Task: The listing below begins with the first line you should copy; stop after the line containing "fig = go.Figure()", and drop every picture.

Data extract:

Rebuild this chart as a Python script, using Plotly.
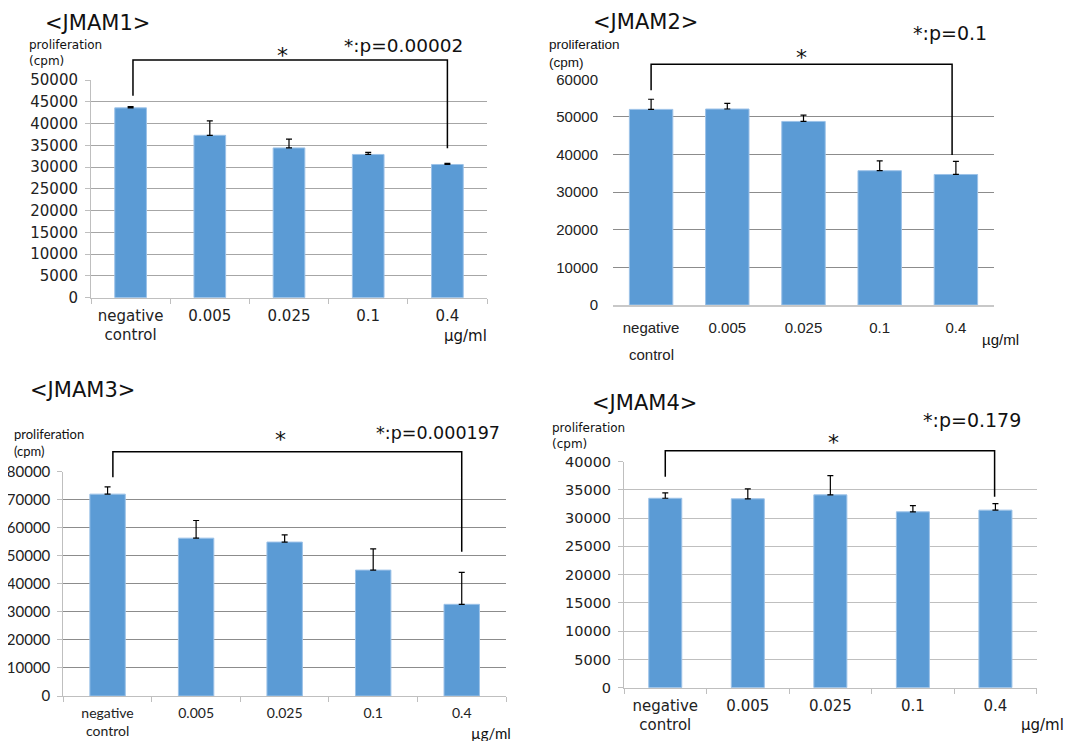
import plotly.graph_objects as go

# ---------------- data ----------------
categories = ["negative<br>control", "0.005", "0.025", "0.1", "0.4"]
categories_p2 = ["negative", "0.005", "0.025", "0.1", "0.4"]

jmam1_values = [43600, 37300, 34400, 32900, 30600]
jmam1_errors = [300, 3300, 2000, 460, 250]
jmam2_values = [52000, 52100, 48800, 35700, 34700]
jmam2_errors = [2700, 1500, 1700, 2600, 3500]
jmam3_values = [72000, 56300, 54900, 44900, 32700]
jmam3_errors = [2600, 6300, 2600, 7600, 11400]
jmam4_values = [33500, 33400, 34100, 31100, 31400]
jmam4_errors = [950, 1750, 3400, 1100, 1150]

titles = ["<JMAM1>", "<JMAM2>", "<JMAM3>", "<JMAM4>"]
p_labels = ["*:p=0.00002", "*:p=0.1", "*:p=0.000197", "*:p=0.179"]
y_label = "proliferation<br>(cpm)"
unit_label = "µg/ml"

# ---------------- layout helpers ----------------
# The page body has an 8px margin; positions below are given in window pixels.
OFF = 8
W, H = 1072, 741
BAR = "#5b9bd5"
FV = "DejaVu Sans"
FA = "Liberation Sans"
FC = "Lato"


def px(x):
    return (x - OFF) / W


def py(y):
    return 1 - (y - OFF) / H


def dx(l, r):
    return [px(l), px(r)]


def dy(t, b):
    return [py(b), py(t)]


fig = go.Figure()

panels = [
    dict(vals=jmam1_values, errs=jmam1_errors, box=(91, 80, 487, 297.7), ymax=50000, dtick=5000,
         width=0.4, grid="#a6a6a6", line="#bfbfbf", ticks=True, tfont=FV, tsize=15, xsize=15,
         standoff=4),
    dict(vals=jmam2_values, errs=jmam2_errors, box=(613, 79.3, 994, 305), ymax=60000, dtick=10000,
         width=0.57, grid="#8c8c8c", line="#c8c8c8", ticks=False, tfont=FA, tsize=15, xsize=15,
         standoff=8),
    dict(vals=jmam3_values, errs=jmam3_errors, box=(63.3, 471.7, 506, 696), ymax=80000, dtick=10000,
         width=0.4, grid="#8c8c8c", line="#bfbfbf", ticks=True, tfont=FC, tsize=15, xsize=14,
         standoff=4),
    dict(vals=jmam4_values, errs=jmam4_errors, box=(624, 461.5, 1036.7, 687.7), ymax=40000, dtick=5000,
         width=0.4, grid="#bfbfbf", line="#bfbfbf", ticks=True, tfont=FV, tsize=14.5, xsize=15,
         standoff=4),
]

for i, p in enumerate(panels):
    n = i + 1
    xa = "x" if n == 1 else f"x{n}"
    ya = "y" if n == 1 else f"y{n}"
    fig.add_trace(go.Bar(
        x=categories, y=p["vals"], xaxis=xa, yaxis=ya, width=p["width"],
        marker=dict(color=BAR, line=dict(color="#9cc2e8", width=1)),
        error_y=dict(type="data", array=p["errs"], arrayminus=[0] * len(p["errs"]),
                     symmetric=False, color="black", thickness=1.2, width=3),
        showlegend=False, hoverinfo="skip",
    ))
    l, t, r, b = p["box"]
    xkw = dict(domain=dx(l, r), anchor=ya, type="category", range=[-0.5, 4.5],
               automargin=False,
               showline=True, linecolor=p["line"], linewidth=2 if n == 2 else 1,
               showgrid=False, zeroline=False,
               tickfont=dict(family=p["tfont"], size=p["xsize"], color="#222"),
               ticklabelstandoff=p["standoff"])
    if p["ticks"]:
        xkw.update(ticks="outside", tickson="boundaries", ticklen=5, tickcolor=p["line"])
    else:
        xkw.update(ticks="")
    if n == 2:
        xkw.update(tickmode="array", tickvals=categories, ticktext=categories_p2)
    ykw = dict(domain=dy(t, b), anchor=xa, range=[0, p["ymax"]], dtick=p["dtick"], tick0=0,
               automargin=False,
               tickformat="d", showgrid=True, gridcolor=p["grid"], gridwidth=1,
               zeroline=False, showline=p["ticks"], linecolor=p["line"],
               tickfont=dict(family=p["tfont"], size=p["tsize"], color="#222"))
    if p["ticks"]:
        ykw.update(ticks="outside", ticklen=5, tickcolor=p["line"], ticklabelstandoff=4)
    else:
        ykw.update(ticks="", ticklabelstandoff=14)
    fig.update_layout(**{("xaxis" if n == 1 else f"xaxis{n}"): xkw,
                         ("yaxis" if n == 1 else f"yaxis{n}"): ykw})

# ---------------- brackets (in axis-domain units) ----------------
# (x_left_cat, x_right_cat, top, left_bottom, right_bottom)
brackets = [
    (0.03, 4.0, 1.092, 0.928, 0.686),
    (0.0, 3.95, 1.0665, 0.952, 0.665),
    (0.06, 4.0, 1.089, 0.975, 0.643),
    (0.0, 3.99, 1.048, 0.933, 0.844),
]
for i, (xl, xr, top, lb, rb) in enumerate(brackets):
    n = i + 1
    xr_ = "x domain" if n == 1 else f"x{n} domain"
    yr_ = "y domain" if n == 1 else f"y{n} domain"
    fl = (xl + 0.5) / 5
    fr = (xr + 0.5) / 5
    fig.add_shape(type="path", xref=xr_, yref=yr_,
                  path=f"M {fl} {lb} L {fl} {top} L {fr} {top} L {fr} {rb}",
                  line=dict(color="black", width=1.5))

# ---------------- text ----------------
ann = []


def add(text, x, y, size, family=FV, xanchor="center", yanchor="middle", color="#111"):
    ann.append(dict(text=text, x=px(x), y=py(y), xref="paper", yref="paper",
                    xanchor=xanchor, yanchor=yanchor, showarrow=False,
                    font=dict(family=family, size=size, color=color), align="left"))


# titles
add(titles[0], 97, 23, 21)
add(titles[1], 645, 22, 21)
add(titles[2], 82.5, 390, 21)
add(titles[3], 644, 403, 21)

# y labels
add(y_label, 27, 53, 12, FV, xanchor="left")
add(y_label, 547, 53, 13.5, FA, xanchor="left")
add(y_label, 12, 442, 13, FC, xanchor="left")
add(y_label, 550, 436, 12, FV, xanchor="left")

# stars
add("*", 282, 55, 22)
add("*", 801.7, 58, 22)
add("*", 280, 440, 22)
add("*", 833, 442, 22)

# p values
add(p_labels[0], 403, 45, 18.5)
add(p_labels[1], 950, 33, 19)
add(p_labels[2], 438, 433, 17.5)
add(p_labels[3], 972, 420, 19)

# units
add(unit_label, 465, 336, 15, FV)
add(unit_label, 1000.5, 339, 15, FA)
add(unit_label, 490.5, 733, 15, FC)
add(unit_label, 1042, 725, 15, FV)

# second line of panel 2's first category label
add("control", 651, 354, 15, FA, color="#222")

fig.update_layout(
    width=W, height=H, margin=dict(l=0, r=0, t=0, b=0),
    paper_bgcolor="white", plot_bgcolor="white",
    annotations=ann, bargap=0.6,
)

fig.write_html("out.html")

Completed task:
Rebuild this chart as a Python script, using Plotly.
import plotly.graph_objects as go

# ---------------- data ----------------
categories = ["negative<br>control", "0.005", "0.025", "0.1", "0.4"]
categories_p2 = ["negative", "0.005", "0.025", "0.1", "0.4"]

jmam1_values = [43600, 37300, 34400, 32900, 30600]
jmam1_errors = [300, 3300, 2000, 460, 250]
jmam2_values = [52000, 52100, 48800, 35700, 34700]
jmam2_errors = [2700, 1500, 1700, 2600, 3500]
jmam3_values = [72000, 56300, 54900, 44900, 32700]
jmam3_errors = [2600, 6300, 2600, 7600, 11400]
jmam4_values = [33500, 33400, 34100, 31100, 31400]
jmam4_errors = [950, 1750, 3400, 1100, 1150]

titles = ["<JMAM1>", "<JMAM2>", "<JMAM3>", "<JMAM4>"]
p_labels = ["*:p=0.00002", "*:p=0.1", "*:p=0.000197", "*:p=0.179"]
y_label = "proliferation<br>(cpm)"
unit_label = "µg/ml"

# ---------------- layout helpers ----------------
# The page body has an 8px margin; positions below are given in window pixels.
OFF = 8
W, H = 1072, 741
BAR = "#5b9bd5"
FV = "DejaVu Sans"
FA = "Liberation Sans"
FC = "Lato"


def px(x):
    return (x - OFF) / W


def py(y):
    return 1 - (y - OFF) / H


def dx(l, r):
    return [px(l), px(r)]


def dy(t, b):
    return [py(b), py(t)]


fig = go.Figure()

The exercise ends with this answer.